A picape avança pelas ruas do bairro João XXIII, na periferia de Fortaleza, seguida por uma longa fila de carros na noite da sexta-feira 30. Passageiros e pedestres vestem camisetas com o mesmo símbolo estampado no capô da caminhonete, o escudo do Capitão América, e seguem o cortejo aos gritos de “Vai, Capitão”. Não se trata de algum encontro de fãs do personagem da Marvel. As buzinas e os berros são dirigidos ao veículo que lidera o comboio, de onde acena Wagner Sousa Gomes, o Capitão Wagner, candidato à prefeitura pelo PROS. Aos 41 anos, o policial militar da reserva, que usa o símbolo do herói americano, tenta quebrar a hegemonia da esquerda na cidade, que não tem um prefeito de direita desde a redemocratização — o poder se alterna entre o PT e políticos ligados aos irmãos Cid e Ciro Gomes (que, num raro movimento ideológico, começou sua carreira política na direita, mas virou de esquerda com a idade). Identificado com o bolsonarismo, e com apoio velado de Jair Bolsonaro, ele trava uma luta parelha com José Sarto (PDT), apoiado pelos Gomes, e a ex-prefeita Luizianne Lins (PT), bancada por Lula — segundo a última pesquisa do Ibope, os três estão empatados tecnicamente.
O nome da direita chega com credenciais construídas em uma trajetória meteórica impulsionada pela greve de PMs que liderou entre o fim de 2011 e o início de 2012. Um ano antes, ele havia fracassado ao tentar se eleger deputado estadual. Nos pleitos seguintes, empilhou vitórias como vereador, deputado estadual e federal, sempre eleito como o campeão de votos na disputa. Em 2016, chegou ao segundo turno na disputa pela prefeitura, mas perdeu para Roberto Cláudio (PDT).
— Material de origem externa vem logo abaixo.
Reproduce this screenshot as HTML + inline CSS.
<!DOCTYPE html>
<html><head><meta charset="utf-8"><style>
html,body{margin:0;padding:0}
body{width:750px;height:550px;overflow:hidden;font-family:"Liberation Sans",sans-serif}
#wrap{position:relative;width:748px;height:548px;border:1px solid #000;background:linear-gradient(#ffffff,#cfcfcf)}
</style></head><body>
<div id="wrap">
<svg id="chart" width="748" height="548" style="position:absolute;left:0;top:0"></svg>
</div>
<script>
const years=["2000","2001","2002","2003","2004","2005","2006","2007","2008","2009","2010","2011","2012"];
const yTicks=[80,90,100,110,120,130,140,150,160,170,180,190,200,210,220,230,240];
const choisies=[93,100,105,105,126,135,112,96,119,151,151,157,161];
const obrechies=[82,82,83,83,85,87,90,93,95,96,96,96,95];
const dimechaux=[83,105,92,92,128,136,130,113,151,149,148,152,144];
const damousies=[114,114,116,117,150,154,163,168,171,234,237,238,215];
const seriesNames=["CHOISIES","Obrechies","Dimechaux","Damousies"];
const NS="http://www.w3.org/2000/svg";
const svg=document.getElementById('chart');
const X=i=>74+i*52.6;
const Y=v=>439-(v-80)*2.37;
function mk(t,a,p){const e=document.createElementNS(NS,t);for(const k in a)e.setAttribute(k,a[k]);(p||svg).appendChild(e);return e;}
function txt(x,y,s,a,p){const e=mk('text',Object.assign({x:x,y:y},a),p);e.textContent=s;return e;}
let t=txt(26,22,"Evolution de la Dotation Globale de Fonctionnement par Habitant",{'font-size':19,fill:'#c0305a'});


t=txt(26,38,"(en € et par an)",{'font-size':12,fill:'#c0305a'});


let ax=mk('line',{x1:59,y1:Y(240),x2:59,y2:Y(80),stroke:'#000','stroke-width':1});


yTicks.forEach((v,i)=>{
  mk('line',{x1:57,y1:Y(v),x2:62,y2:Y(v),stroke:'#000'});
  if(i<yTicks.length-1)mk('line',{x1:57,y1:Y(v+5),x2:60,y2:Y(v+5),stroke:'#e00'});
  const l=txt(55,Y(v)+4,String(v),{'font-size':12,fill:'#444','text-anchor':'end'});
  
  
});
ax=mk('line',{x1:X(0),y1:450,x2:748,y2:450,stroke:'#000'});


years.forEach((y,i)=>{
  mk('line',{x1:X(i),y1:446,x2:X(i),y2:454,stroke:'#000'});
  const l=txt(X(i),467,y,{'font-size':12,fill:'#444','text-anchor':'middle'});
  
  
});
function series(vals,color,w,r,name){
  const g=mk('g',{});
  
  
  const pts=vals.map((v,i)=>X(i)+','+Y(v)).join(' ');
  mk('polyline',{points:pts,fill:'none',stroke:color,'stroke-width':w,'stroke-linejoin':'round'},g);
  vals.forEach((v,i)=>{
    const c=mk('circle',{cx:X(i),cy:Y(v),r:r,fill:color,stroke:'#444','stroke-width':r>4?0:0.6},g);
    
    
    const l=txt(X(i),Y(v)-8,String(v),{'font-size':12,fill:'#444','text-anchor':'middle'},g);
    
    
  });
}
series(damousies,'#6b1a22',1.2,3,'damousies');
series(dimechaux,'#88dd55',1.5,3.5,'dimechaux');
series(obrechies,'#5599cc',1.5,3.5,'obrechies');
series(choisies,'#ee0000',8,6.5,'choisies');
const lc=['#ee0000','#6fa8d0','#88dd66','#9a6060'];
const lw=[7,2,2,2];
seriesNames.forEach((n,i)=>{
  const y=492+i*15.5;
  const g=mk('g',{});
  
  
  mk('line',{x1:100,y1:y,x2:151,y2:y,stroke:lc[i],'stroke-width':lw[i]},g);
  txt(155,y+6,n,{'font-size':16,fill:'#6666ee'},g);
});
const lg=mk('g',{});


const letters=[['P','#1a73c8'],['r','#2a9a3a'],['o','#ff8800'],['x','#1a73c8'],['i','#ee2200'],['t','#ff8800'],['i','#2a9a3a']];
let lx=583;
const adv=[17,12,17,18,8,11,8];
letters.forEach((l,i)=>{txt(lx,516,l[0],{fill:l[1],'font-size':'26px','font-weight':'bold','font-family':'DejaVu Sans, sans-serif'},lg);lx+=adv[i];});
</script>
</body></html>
Quatro anos depois, ele faz nova tentativa, com um discurso para além da segurança — a sua vice, a advogada Kamila Cardoso (Podemos), por exemplo, milita na área de direitos humanos e de pessoas com deficiência. “Wagner tem tentado ampliar a pauta, para não ficar monotemático”, diz Monalisa Torres, pesquisadora do Laboratório de Estudos sobre Política, Eleições e Mídia da Universidade Federal do Ceará.
Mas foi com o discurso voltado à segurança, à ordem pública e à família que ele atraiu grupos ligados à pauta conservadora, como lideranças evangélicas. “Ele se posicionou a favor da vida, da família e dos valores cristãos”, afirmou o deputado estadual Apóstolo Luiz Henrique, fundador da Igreja do Senhor Jesus, que é do PP, partido que apoia Sarto. Embora seja bem-visto nos templos e vá a cultos, Wagner não se considera evangélico, mas um “cristão”. A mesma retórica acabou por ligá-lo a Bolsonaro, de quem foi cabo eleitoral em 2018. O presidente já disse, sem citá-lo, que Wagner, “se Deus quiser, vai dar certo”. Dada a impopularidade do presidente na cidade, o capitão cearense mantém uma distância calculada do capitão do Planalto — diz ter boa relação, mas pondera que sempre votou com independência como deputado federal. “O prefeito não pode ser inimigo de Brasília”, desconversa. Além dessa proximidade, outro ponto explorado pelos adversários é a sua participação nos motins. Embora reconheça ser o líder da greve de 2012, que teve algum apoio popular, ele nega ter articulado o movimento deste ano, que parou a polícia por treze dias.
Quem vocaliza os principais ataques a ele é o governador Camilo Santana (PT). Cabo eleitoral popular, ele se absteve no primeiro turno para não melindrar nem os irmãos Gomes, de quem é aliado, nem o PT. Com a ascensão do Capitão América, o que se vê agora é uma batalha fratricida à esquerda. “A artilharia dos Ferreira Gomes contra mim é porque julgam que é mais fácil derrotar Wagner no segundo turno”, avalia Luizianne, que classifica como fake news o recente encontro entre Lula e Ciro em São Paulo, que teria selado uma reaproximação entre PT e PDT, estremecida desde 2018. Embora o rosto de Camilo estampe materiais da petista, o pai do governador, Eudoro Santana, coordena o programa de Sarto. “Precisa ter mais cuidado, porque tem segundo turno”, afirma Eudoro sobre os ataques na esquerda.
O fato é que há muito em jogo na disputa: além da hegemonia esquerdista, há a necessidade do PT de voltar a governar capitais — hoje não administra nenhuma — e a de Ciro de tentar manter o seu reduto. Com padrinhos ocultos ou escancarados, a disputa de Fortaleza se tornou uma espécie de ensaio geral para 2022.